Os sauditas e israelenses se sentem desprezados pelo presidente Barack Obama, que, na visão deles, muda de ideia a toda hora e não cumpre sua palavra. Obama prometeu intervir militarmente se houver o uso de armas químicas na Síria — a sua famosa linha vermelha —, mas nunca cumpriu sua palavra porque mudou de ideia ante a oposição do Congresso americano e pela fadiga do povo americano do envolvimento militar no Oriente Médio. Eu sou grato que Obama tenha mudado de ideia e não atacado a Síria e nem o Irã.

Mas precisamos ficar atentos e não nos rendermos prisioneiros da nossa euforia com a détente com o Irã.

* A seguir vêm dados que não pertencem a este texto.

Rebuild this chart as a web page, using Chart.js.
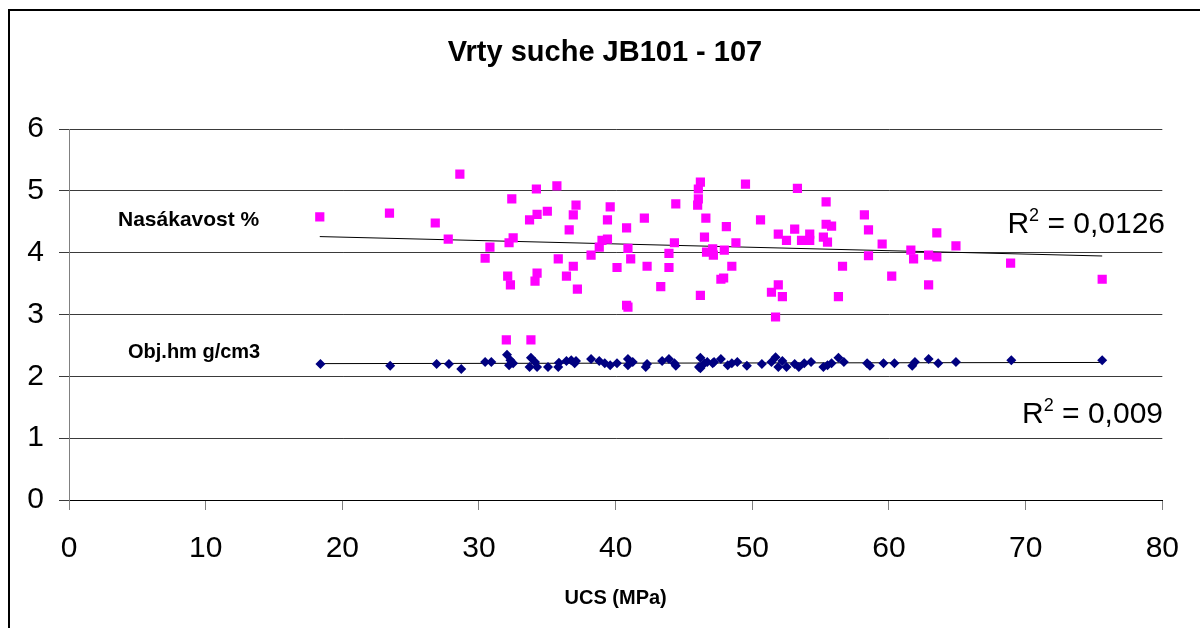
<!DOCTYPE html>
<html>
<head>
<meta charset="utf-8">
<script src="https://cdn.jsdelivr.net/npm/chart.js@4.4.1/dist/chart.umd.min.js"></script>
<style>
  html, body { margin: 0; padding: 0; background: #fff; overflow: hidden; }
  #wrap { position: relative; width: 1200px; height: 628px; }
  #frame { position: absolute; left: 8px; top: 9px; width: 1300px; height: 700px; border: 2px solid #000; box-sizing: border-box; pointer-events: none; }
  canvas { position: absolute; left: 0; top: 0; }
</style>
</head>
<body>
<div id="wrap">
  <canvas id="c" width="1200" height="628"></canvas>
  <div id="frame"></div>
</div>
<script>
// ---- Data ----
const chartTitle = 'Vrty suche JB101 - 107';
const xAxisTitle = 'UCS (MPa)';
const xTicks = [0, 10, 20, 30, 40, 50, 60, 70, 80];
const yTicks = [0, 1, 2, 3, 4, 5, 6];

const seriesNames = ['Nasákavost %', 'Obj.hm g/cm3'];
const r2Labels = ['0,0126', '0,009'];

// Nasákavost % (magenta squares)
const ucsNas = [18.35, 23.45, 26.8, 27.75, 28.6, 30.45, 30.8, 32.0, 33.8, 34.2, 35.7, 32.4, 37.1, 39.6, 44.4, 34.25, 35.0, 33.7, 36.9, 39.4,
  42.1, 36.6, 40.8, 32.5, 32.2, 39.0, 39.4, 44.3, 38.8, 40.9, 43.9, 35.8, 38.2, 41.1, 36.9, 40.1, 42.3, 43.9, 32.1, 34.25,
  34.1, 36.4, 32.3, 37.2, 43.3, 40.8, 40.9, 46.2, 46.05, 49.5, 53.3, 46.05, 46.0, 55.4, 58.2, 46.6, 50.6, 48.1, 53.1, 55.4,
  55.8, 58.5, 51.9, 52.5, 53.6, 54.2, 54.2, 55.2, 55.5, 46.5, 48.8, 47.1, 46.65, 47.15, 47.95, 58.5, 48.5, 56.6, 47.7, 47.9,
  51.9, 51.4, 52.2, 46.2, 56.3, 51.7, 59.5, 61.6, 61.8, 62.9, 63.5, 63.5, 64.9, 60.2, 62.9, 68.9, 75.6];
const nasakavost = [4.58, 4.64, 4.48, 4.22, 5.27, 3.91, 4.09, 2.59, 2.59, 5.03, 5.08, 4.87, 4.77, 4.74, 4.79, 4.62, 4.67, 4.53, 4.61, 4.53,
  4.56, 4.37, 4.40, 4.24, 4.16, 4.20, 4.22, 4.16, 4.09, 4.07, 3.99, 3.90, 3.96, 3.90, 3.78, 3.76, 3.78, 3.76, 3.62, 3.67,
  3.54, 3.62, 3.48, 3.41, 3.45, 3.15, 3.12, 5.14, 5.03, 5.11, 5.04, 4.87, 4.77, 4.82, 4.61, 4.56, 4.53, 4.42, 4.38, 4.46,
  4.43, 4.37, 4.30, 4.20, 4.20, 4.30, 4.20, 4.25, 4.17, 4.25, 4.16, 4.06, 4.01, 3.96, 4.04, 3.95, 3.78, 3.78, 3.57, 3.59,
  3.48, 3.36, 3.29, 3.31, 3.29, 2.96, 4.14, 4.04, 3.90, 3.96, 3.93, 4.32, 4.11, 3.62, 3.48, 3.83, 3.57];

// Obj.hm g/cm3 (navy diamonds)
const ucsObj = [18.4, 23.5, 26.9, 27.8, 28.7, 30.45, 30.9, 32.05, 32.3, 32.5, 32.2, 33.8, 34.1, 33.7, 34.25, 35.05, 35.85, 35.8, 36.4, 36.75,
  37.1, 37.0, 38.2, 38.8, 39.2, 39.6, 40.1, 40.9, 40.9, 41.25, 42.2, 42.3, 43.4, 43.9, 44.3, 44.4, 46.2, 46.1, 46.5, 47.2,
  46.2, 46.7, 47.1, 47.7, 48.2, 48.5, 48.9, 49.6, 50.7, 51.4, 51.7, 51.9, 52.2, 52.5, 53.1, 53.4, 53.8, 54.3, 55.2, 55.5,
  55.8, 56.3, 56.7, 58.4, 58.6, 59.6, 60.4, 61.7, 61.9, 62.9, 63.6, 64.9, 68.95, 75.6];
const objHm = [2.20, 2.17, 2.20, 2.20, 2.12, 2.23, 2.23, 2.35, 2.26, 2.21, 2.18, 2.30, 2.23, 2.15, 2.15, 2.15, 2.22, 2.15, 2.25, 2.26,
  2.25, 2.21, 2.28, 2.25, 2.21, 2.18, 2.21, 2.28, 2.18, 2.23, 2.15, 2.20, 2.25, 2.28, 2.21, 2.17, 2.30, 2.15, 2.21, 2.23,
  2.13, 2.23, 2.21, 2.28, 2.18, 2.21, 2.23, 2.17, 2.20, 2.23, 2.31, 2.15, 2.25, 2.15, 2.20, 2.15, 2.21, 2.23, 2.15, 2.18,
  2.21, 2.30, 2.23, 2.21, 2.17, 2.21, 2.21, 2.17, 2.23, 2.28, 2.21, 2.23, 2.26, 2.26];

// ---- helpers ----
function toPoints(xs, ys) { return xs.map((x, i) => ({ x: x, y: ys[i] })); }
function trend(xs, ys) {
  const n = xs.length;
  let sx = 0, sy = 0, sxx = 0, sxy = 0;
  for (let i = 0; i < n; i++) { sx += xs[i]; sy += ys[i]; sxx += xs[i] * xs[i]; sxy += xs[i] * ys[i]; }
  const b = (n * sxy - sx * sy) / (n * sxx - sx * sx);
  const a = (sy - b * sx) / n;
  const x0 = Math.min(...xs), x1 = Math.max(...xs);
  return [{ x: x0, y: a + b * x0 }, { x: x1, y: a + b * x1 }];
}

const FONT = '"Liberation Sans", Arial, sans-serif';

const textPlugin = {
  id: 'texts',
  afterLayout(chart) {
    // centre the title over the whole framed chart, as in the reference
    if (chart.titleBlock) { chart.titleBlock.left = 43; chart.titleBlock.right = 1167; }
  },
  afterDatasetsDraw(chart) {
    const ctx = chart.ctx;
    ctx.save();
    ctx.fillStyle = '#000';
    ctx.textBaseline = 'middle';
    ctx.textAlign = 'left';
    ctx.font = 'bold 21px ' + FONT;
    ctx.fillText(seriesNames[0], 118, 220);
    ctx.font = 'bold 20px ' + FONT;
    ctx.fillText(seriesNames[1], 128, 352);

    function drawR2(val, right, baseline) {
      ctx.textBaseline = 'alphabetic';
      ctx.textAlign = 'left';
      const big = '30px ' + FONT, small = '18px ' + FONT;
      ctx.font = big;
      const rest = ' = ' + val;
      const wRest = ctx.measureText(rest).width;
      const wR = ctx.measureText('R').width;
      ctx.font = small;
      const w2 = ctx.measureText('2').width;
      let x = right - wRest - w2 - wR;
      ctx.font = big;
      ctx.fillText('R', x, baseline);
      x += wR;
      ctx.font = small;
      ctx.fillText('2', x, baseline - 12);
      x += w2;
      ctx.font = big;
      ctx.fillText(rest, x, baseline);
    }
    drawR2(r2Labels[0], 1165, 233);
    drawR2(r2Labels[1], 1163, 423);
    ctx.restore();
  }
};

new Chart(document.getElementById('c'), {
  type: 'scatter',
  data: {
    datasets: [
      { label: seriesNames[0], data: toPoints(ucsNas, nasakavost), pointStyle: 'rect', pointRadius: 6.5,
        backgroundColor: '#FF00FF', borderColor: '#FF00FF', borderWidth: 0, order: 1 },
      { label: seriesNames[1], data: toPoints(ucsObj, objHm), pointStyle: 'rectRot', pointRadius: 5,
        backgroundColor: '#000080', borderColor: '#000080', borderWidth: 0, order: 1 },
      { type: 'line', label: 'trend1', data: trend(ucsNas, nasakavost), borderColor: '#000', borderWidth: 1,
        pointRadius: 0, fill: false, order: 2 },
      { type: 'line', label: 'trend2', data: trend(ucsObj, objHm), borderColor: '#000', borderWidth: 1,
        pointRadius: 0, fill: false, order: 2 }
    ]
  },
  options: {
    responsive: false,
    animation: false,
    layout: { padding: { left: 0, right: 33, top: 0, bottom: 0 } },
    plugins: {
      legend: { display: false },
      tooltip: { enabled: false },
      title: { display: true, text: chartTitle, color: '#000',
        font: { family: FONT, size: 29, weight: 'bold' }, padding: { top: 36, bottom: 58.2 } }
    },
    scales: {
      x: {
        type: 'linear', min: xTicks[0], max: xTicks[xTicks.length - 1],
        afterBuildTicks: s => { s.ticks = xTicks.map(v => ({ value: v })); },
        afterFit: s => { s.height = 128; },
        ticks: { color: '#000', font: { family: FONT, size: 30 }, padding: 21, maxRotation: 0 },
        grid: { drawOnChartArea: false, drawTicks: true, tickLength: 10, color: '#808080' },
        border: { color: '#000', width: 1 },
        title: { display: true, text: xAxisTitle, color: '#000', font: { family: FONT, size: 20, weight: 'bold' },
          padding: { top: 0, bottom: 18 } }
      },
      y: {
        type: 'linear', min: yTicks[0], max: yTicks[yTicks.length - 1],
        afterBuildTicks: s => { s.ticks = yTicks.map(v => ({ value: v })); },
        afterFit: s => { s.width = 69; },
        ticks: { color: '#000', font: { family: FONT, size: 30 }, padding: 15 },
        grid: { drawOnChartArea: true, drawTicks: true, tickLength: 10, color: '#3a3a3a', lineWidth: 1 },
        border: { color: '#808080', width: 1 }
      }
    }
  },
  plugins: [textPlugin]
});
</script>
</body>
</html>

Obama deveria insistir que, junto com os compromissos iranianos de parar de enriquecer uranio a 20%, eles se comprometessem também a não interferir tanto na Síria, Iraque e o Bahrein. Obama não deveria ignorar as ansiedades dos sauditas e israelitas com a crescente influência iraniana no mundo árabe. Espero que ele não tenha decidido fechar seus olhos a isso somente para tentar conseguir uma vitória no seu último mandato no poder. Isso seria um grave erro estratégico. O problema é que nunca sabemos exatamente o que o enigmático Obama está pensando.